With increasing success he began to apply paint directly onto walls and produced small canvas paintings. De Maria found in painting the most appropriate language in which to express himself, and through that medium he entered the lively world of Arte Concettuale in Turin. Thanks to the influence of that artistic movement, and to his broad
foundation in both modern and classic culture, Nicola De Maria was able to develop his characteristically spiritual and lyrical language. Every one of his works is pure colour and poetry.
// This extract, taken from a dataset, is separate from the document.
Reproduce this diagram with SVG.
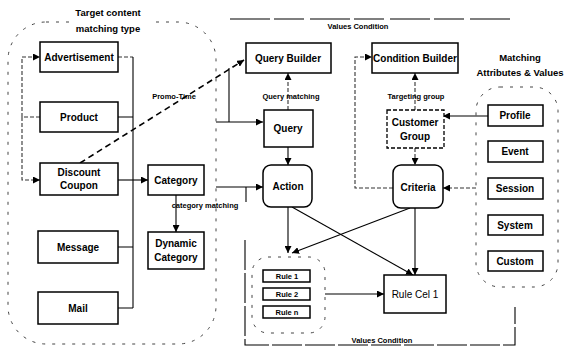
<svg xmlns="http://www.w3.org/2000/svg" width="568" height="349" viewBox="0 0 568 349">
<defs>
<marker id="ah" markerWidth="7" markerHeight="7" refX="7" refY="3.5" orient="auto" markerUnits="userSpaceOnUse">
<path d="M0,0 L7,3.5 L0,7 z" fill="#000"/>
</marker>
<style>
.n{fill:#fff;stroke:#000;stroke-width:1.5}
.nd{fill:#fff;stroke:#000;stroke-width:1.3;stroke-dasharray:4 2}
.t{font-family:"Liberation Sans",Arial,sans-serif;font-size:10px;font-weight:bold;fill:#000;text-anchor:middle}
.r{font-family:"Liberation Sans",Arial,sans-serif;font-size:10px;fill:#000;text-anchor:middle}
.s{font-family:"Liberation Sans",Arial,sans-serif;font-size:7.5px;font-weight:bold;fill:#000;text-anchor:middle}
.h{font-family:"Liberation Sans",Arial,sans-serif;font-size:9.5px;font-weight:bold;fill:#000;text-anchor:middle}
.g{fill:none;stroke:#444;stroke-width:1;stroke-dasharray:3 7}
.l{fill:none;stroke:#000;stroke-width:1.1}
.d{fill:none;stroke:#333;stroke-width:1.1;stroke-dasharray:4 2}
.dd{fill:none;stroke:#000;stroke-width:1.6;stroke-dasharray:6 4}
</style>
</defs>
<rect width="568" height="349" fill="#fff"/>

<g id="groups">
<rect class="g" x="8" y="22" width="208" height="322" rx="38"/>
<rect x="70" y="4" width="80" height="32" fill="#fff"/>
<text class="h" x="108" y="16">Target content</text>
<text class="h" x="108" y="32">matching type</text>
<rect class="g" x="476" y="87" width="82" height="200" rx="24"/>
<text class="h" x="520" y="61">Matching</text>
<text class="h" x="520" y="76">Attributes &amp; Values</text>
<rect class="g" x="252" y="257" width="73" height="76" rx="16"/>
</g>

<g id="connectors">
<path class="d" d="M118,57 H133"/>
<path class="l" d="M133,57 V308"/>
<path class="l" d="M118,117 H133 M118,247 H133 M118,308 H133"/>
<path class="l" d="M118,180 H148" marker-end="url(#ah)"/>
<path class="d" d="M22,117 V57 H40" marker-end="url(#ah)"/>
<path class="d" d="M40,117 H22 V180 H40" marker-end="url(#ah)"/>
<path class="dd" d="M80,163 L244,60" marker-end="url(#ah)"/>
<text class="s" x="174" y="99">Promo-Time</text>
<path class="l" d="M229,68 V122"/>
<path class="l" d="M216,122 H263" marker-end="url(#ah)"/>
<path class="l" d="M216,187 H263" marker-end="url(#ah)"/>
<path class="l" d="M246,187 V202"/>
<path class="l" d="M176,195 V232" marker-end="url(#ah)"/>
<text class="s" x="205" y="208">category matching</text>
<path class="d" d="M288,110 V73" marker-end="url(#ah)"/>
<text class="s" x="291" y="99">Query matching</text>
<path class="l" d="M288,147 V165" marker-end="url(#ah)"/>
<path class="l" d="M288,207 V253" marker-end="url(#ah)"/>
<path class="l" d="M410,208 L292,253" marker-end="url(#ah)"/>
<path class="l" d="M292,207 L413,275" marker-end="url(#ah)"/>
<path class="l" d="M415,208 V275" marker-end="url(#ah)"/>
<path class="l" d="M325,294 H384" marker-end="url(#ah)"/>
<path class="d" d="M393,188 H355 V57 H372" marker-end="url(#ah)"/>
<path class="d" d="M415,110 V73" marker-end="url(#ah)"/>
<text class="s" x="416" y="99">Targeting group</text>
<path class="d" d="M415,148 V165" marker-end="url(#ah)"/>
<path class="l" d="M488,116 H443" marker-end="url(#ah)"/>
<path class="d" d="M476,188 H443" marker-end="url(#ah)"/>
<path class="l" d="M230,19 H510" stroke-dasharray="40 4 30 6"/>
<text class="s" x="358" y="29">Values Condition</text>
<path class="l" d="M245,240 V345 H515 V307" stroke-dasharray="30 3"/>
<text class="s" x="382" y="343">Values Condition</text>
</g>

<g id="advertisement"><rect class="n" x="40" y="42" width="78" height="30"/><text class="t" x="79" y="61">Advertisement</text></g>
<g id="product"><rect class="n" x="40" y="102" width="78" height="30"/><text class="t" x="79" y="121">Product</text></g>
<g id="discount-coupon"><rect class="n" x="40" y="163" width="78" height="32"/><text class="t" x="79" y="176">Discount</text><text class="t" x="79" y="189">Coupon</text></g>
<g id="message"><rect class="n" x="38" y="231" width="80" height="32"/><text class="t" x="78" y="251">Message</text></g>
<g id="mail"><rect class="n" x="38" y="292" width="80" height="32"/><text class="t" x="78" y="312">Mail</text></g>
<g id="category"><rect class="n" x="148" y="165" width="56" height="30"/><text class="t" x="176" y="184">Category</text></g>
<g id="dynamic-category"><rect class="n" x="148" y="232" width="56" height="37"/><text class="t" x="176" y="247">Dynamic</text><text class="t" x="176" y="261">Category</text></g>
<g id="query-builder"><rect class="n" x="246" y="43" width="85" height="30"/><text class="t" x="288" y="62">Query Builder</text></g>
<g id="query"><rect class="n" x="264" y="110" width="49" height="37"/><text class="t" x="288" y="132">Query</text></g>
<g id="action"><rect class="n" x="263" y="165" width="49" height="42" rx="8"/><text class="t" x="288" y="190">Action</text></g>
<g id="condition-builder"><rect class="n" x="372" y="43" width="86" height="30"/><text class="t" x="415" y="62">Condition Builder</text></g>
<g id="customer-group"><rect class="nd" x="387" y="110" width="57" height="38"/><text class="t" x="415" y="126">Customer</text><text class="t" x="415" y="140">Group</text></g>
<g id="criteria"><rect class="n" x="393" y="165" width="50" height="43" rx="8"/><text class="t" x="418" y="191">Criteria</text></g>
<g id="profile"><rect class="n" x="488" y="105" width="55" height="21"/><text class="t" x="515" y="119">Profile</text></g>
<g id="event"><rect class="n" x="488" y="141" width="55" height="21"/><text class="t" x="515" y="155">Event</text></g>
<g id="session"><rect class="n" x="488" y="178" width="55" height="21"/><text class="t" x="515" y="192">Session</text></g>
<g id="system"><rect class="n" x="488" y="215" width="55" height="20"/><text class="t" x="515" y="229">System</text></g>
<g id="custom"><rect class="n" x="488" y="251" width="55" height="20"/><text class="t" x="515" y="265">Custom</text></g>
<g id="rule-1"><rect class="n" x="263" y="270" width="47" height="12"/><text class="s" x="287" y="279">Rule 1</text></g>
<g id="rule-2"><rect class="n" x="263" y="288" width="47" height="12"/><text class="s" x="287" y="297">Rule 2</text></g>
<g id="rule-n"><rect class="n" x="263" y="306" width="47" height="12"/><text class="s" x="287" y="315">Rule n</text></g>
<g id="rule-cel-1"><rect class="n" x="384" y="275" width="62" height="38"/><text class="r" x="415" y="298">Rule Cel 1</text></g>
</svg>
In 1977, the artist completed his first mural painting in Milan, and in the same year created another mural at the Paris Biennale. De Maria continued to trascend the canvas by pervading the exhibition space with colour techniques used in frescoes by the Italian Masters. During the 1980s, the artist painted several spaces, and exhibited several retrospectives of his oil paintings. During these years, De Maria's works served as a foundation for the exhibitions of
the Transavanguardia group organized by the critic Achille Bonito Oliva. The painter was initially included in this artistic movement, but he soon developed his own direction, producing non-figurative and small-scale works. His art is abstract but full of figurative elements that are not only poetic (such as in Regno dei Fiori, 1983/85) but, most of all, spiritual (La Testa Allegra Di Un Angelo Bello, 1986/87.) The artist seems to transform poetry into painting;
every single work presents the magic frontier of a fairy-tale world. In this vein, De Maria once described himself in an interview as: "one who writes poems with his hands soaked in colors."
In the 1990s, this spirituality led the artist to concentrate on pure abstraction and transformed his works into a sort of prayer that can be represented only through a strong symbolic vocabulary. A vivid chromaticism characterizes his works of this period. De Maria uses colors in a way that reflects his affection for the " Mediterraneanity" of his land, and continues to create landscapes populated by the brave, wise, and luminous elements of the natural world.
However, these subjects are evoked rather than depicted, as the artist compels the observer to become immersed in the fabulous, spiritual, and poetic world of its creator.